Em defesa de uma Política de Saúde Mental antimanicomial

Nos últimos dias foi veiculada a possibilidade do governo Bolsonaro revogar uma série de portarias ministeriais que regulamentam e dão sustentação à Política Nacional de Saúde Mental, tendo como base um documento produzido e assinado pela Associação Brasileira de Psiquiatria (ABP), pelo Conselho Federal de Medicina (CFM) e por outras entidades médicas. Essas revogações colocam em risco o funcionamento dos CAPS voltados a usuários de álcool e outras drogas, os Consultórios de Rua e toda a Rede de Atenção Psicossocial (RAPS) no SUS.
É na RAPS que se encontram os serviços que sustentam a política de Saúde Mental do país, como os Centros de Atenção Psicossocial (CAPS), os Centros de Convivência e Cultura, os Serviços Residenciais Terapêuticos (SRT), Unidade de Acolhimento (UAs), e os leitos psiquiátricos em hospitais gerais. Assim, atacar a RAPS, – que nunca foi implementada em sua plenitude, já que o subfinanciamento crônico do SUS, que perdurou mesmo durante os governos progressistas, impediu o avanço na disponibilidade e no acesso aos serviços de saúde mental – bem como ameaçar a sua extinção é um retrocesso imenso na saúde mental brasileira, é levar o país de volta à realidade dos anos 1980, antes da Reforma Psiquiátrica.
O processo da Reforma Psiquiátrica Brasileira está ligado diretamente à luta de trabalhadores da saúde mental, dos pacientes atendidos nos manicômios e dos seus familiares. Esse conjunto de atores sociais denunciaram a violência dos manicômios, a mercantilização da loucura, as péssimas condições de trabalho e o modelo de assistência em saúde centrado na figura do manicômio. Todo esse movimento resultou na promulgação da Lei 10.216/2001, que garantiu os direitos das pessoas em sofrimento psíquico. A partir dessa lei que foi instituída a Política de Saúde Mental já mencionada. É nesse momento que a pessoa em sofrimento psíquico começou a ser entendida como um sujeito de direitos e protagonista do próprio tratamento.
Diferente do que querem fazer pensar as entidades médicas e o Ministério da Saúde, o debate sobre o modelo de Saúde Mental a ser adotado no país não é um debate estritamente técnico, é justamente o contrário. O modo como uma sociedade lida com seus “loucos” e como os trata é uma decisão política baseada na ideologia dominante, que é a da classe dominante.

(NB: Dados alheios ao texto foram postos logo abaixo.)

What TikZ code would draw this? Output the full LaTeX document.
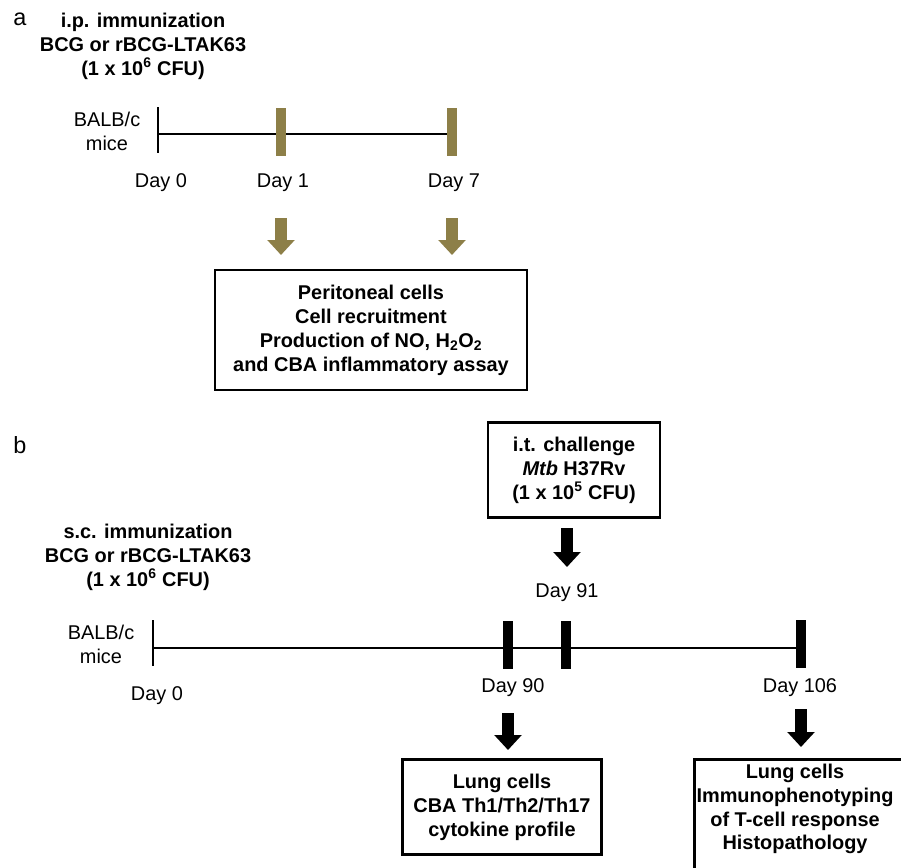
\documentclass[tikz,border=0pt]{standalone}
\usepackage{fontspec}
\setmainfont{Liberation Sans}
\usepackage{tikz}
\usetikzlibrary{positioning}
\usetikzlibrary{arrows.meta}
\definecolor{khaki}{RGB}{141,127,72}

\begin{document}
\begin{tikzpicture}[x=0.03cm, y=-0.03cm,
  every node/.style={font=\fontsize{17}{20.4}\selectfont},
  title/.style={align=center, font=\fontsize{17}{20.4}\selectfont\bfseries},
  resultbox/.style={draw, rectangle, line width=2.4pt, align=center, font=\fontsize{17}{20.4}\selectfont\bfseries},
  axis/.style={line width=1.2pt},
  daybar/.style={rectangle, minimum width=0.3cm, minimum height=1.43cm, inner sep=0pt},
  fatarrow/.style={line width=0.36cm, -{Triangle[width=0.8cm, length=0.45cm]}}]
\useasboundingbox (0,0) rectangle (901,867);

\node at (20,19) [name=labA, font=\fontsize{20}{24}\selectfont]{a};
\node at (143,46) [title, name=titleA]{i.p. immunization\\BCG or rBCG-LTAK63\\(1 x 10\textsuperscript{6} CFU)};
\node at (107,131) [align=center, name=miceA]{BALB/c\\mice};
\coordinate (startA) at (158,134);
\coordinate (endA) at (452,134);
\draw[axis] (158,107) -- (158,153);
\draw[axis] (startA) -- (endA);
\node at (281,132) [daybar, fill=khaki, name=barA1]{};
\node at (452,132) [daybar, fill=khaki, name=barA7]{};
\node at (161,183) [name=dA0]{Day 0};
\node at (283,183) [name=dA1]{Day 1};
\node at (454,183) [name=dA7]{Day 7};
\node at (371,330) [resultbox, minimum width=9.36cm, minimum height=3.6cm, name=boxA]{Peritoneal cells\\Cell recruitment\\Production of NO, H\textsubscript{2}O\textsubscript{2}\\and CBA inflammatory assay};
\coordinate (arA1s) at (281,218);
\coordinate (arA1e) at (281,255);
\coordinate (arA7s) at (452,218);
\coordinate (arA7e) at (452,255);
\draw[fatarrow, khaki] (arA1s) -- (arA1e);
\draw[fatarrow, khaki] (arA7s) -- (arA7e);

\node at (20,445) [name=labB, font=\fontsize{20}{24}\selectfont]{b};
\node at (148,557) [title, name=titleB]{s.c. immunization\\BCG or rBCG-LTAK63\\(1 x 10\textsuperscript{6} CFU)};
\node at (574,470) [resultbox, minimum width=5.16cm, minimum height=2.85cm, name=boxIT]{i.t. challenge\\\textit{Mtb} H37Rv\\(1 x 10\textsuperscript{5} CFU)};
\coordinate (arITs) at (567,528);
\coordinate (arITe) at (567,567);
\draw[fatarrow] (arITs) -- (arITe);
\node at (567,593) [name=dB91]{Day 91};
\node at (101,644) [align=center, name=miceB]{BALB/c\\mice};
\coordinate (startB) at (153,648);
\coordinate (endB) at (801,648);
\draw[axis] (153,620) -- (153,666);
\draw[axis] (startB) -- (endB);
\node at (508,645) [daybar, fill=black, name=barB90]{};
\node at (566,645) [daybar, fill=black, name=barB91]{};
\node at (801,644) [daybar, fill=black, name=barB106]{};
\node at (157,696) [name=dB0]{Day 0};
\node at (513,688) [name=dB90]{Day 90};
\node at (800,688) [name=dB106]{Day 106};
\coordinate (arB90s) at (508,713);
\coordinate (arB90e) at (508,750);
\coordinate (arB106s) at (801,709);
\coordinate (arB106e) at (801,747);
\draw[fatarrow] (arB90s) -- (arB90e);
\draw[fatarrow] (arB106s) -- (arB106e);
\node at (502,807) [resultbox, minimum width=5.97cm, minimum height=2.85cm, name=boxB1]{Lung cells\\CBA Th1/Th2/Th17\\cytokine profile};
\node at (693,758) [anchor=north west, resultbox, minimum width=6.6cm, minimum height=3.5cm, name=boxB2]{};
\node at (795,809) [title, name=txtB2]{Lung cells\\Immunophenotyping\\of T-cell response\\Histopathology};
\end{tikzpicture}
\end{document}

Ou seja, defender a centralidade do cuidado em saúde mental nos manicômios e ser contrário às estratégias de cuidado que buscam a reinserção na vida social é mais uma decisão política do que técnica. As evidências científicas demonstram que o manicômio produz mais doença do que saúde.
Vale ressaltar que entre as pautas trazidas pelo movimento da luta antimanicomial e as que foram realmente implementadas há uma distância enorme. Desta forma, precisamos não só defender a atual política de saúde mental, mas aprofundá-la e avançar no entendimento de que não há como tratar sujeitos em sofrimento psíquico excluindo-os da vivência em sociedade e hipermedicalizando se é justamente a estrutura capitalista da nossa sociedade a produtora dos transtornos psíquicos.
Loucura não se prende, por uma sociedade sem manicômios!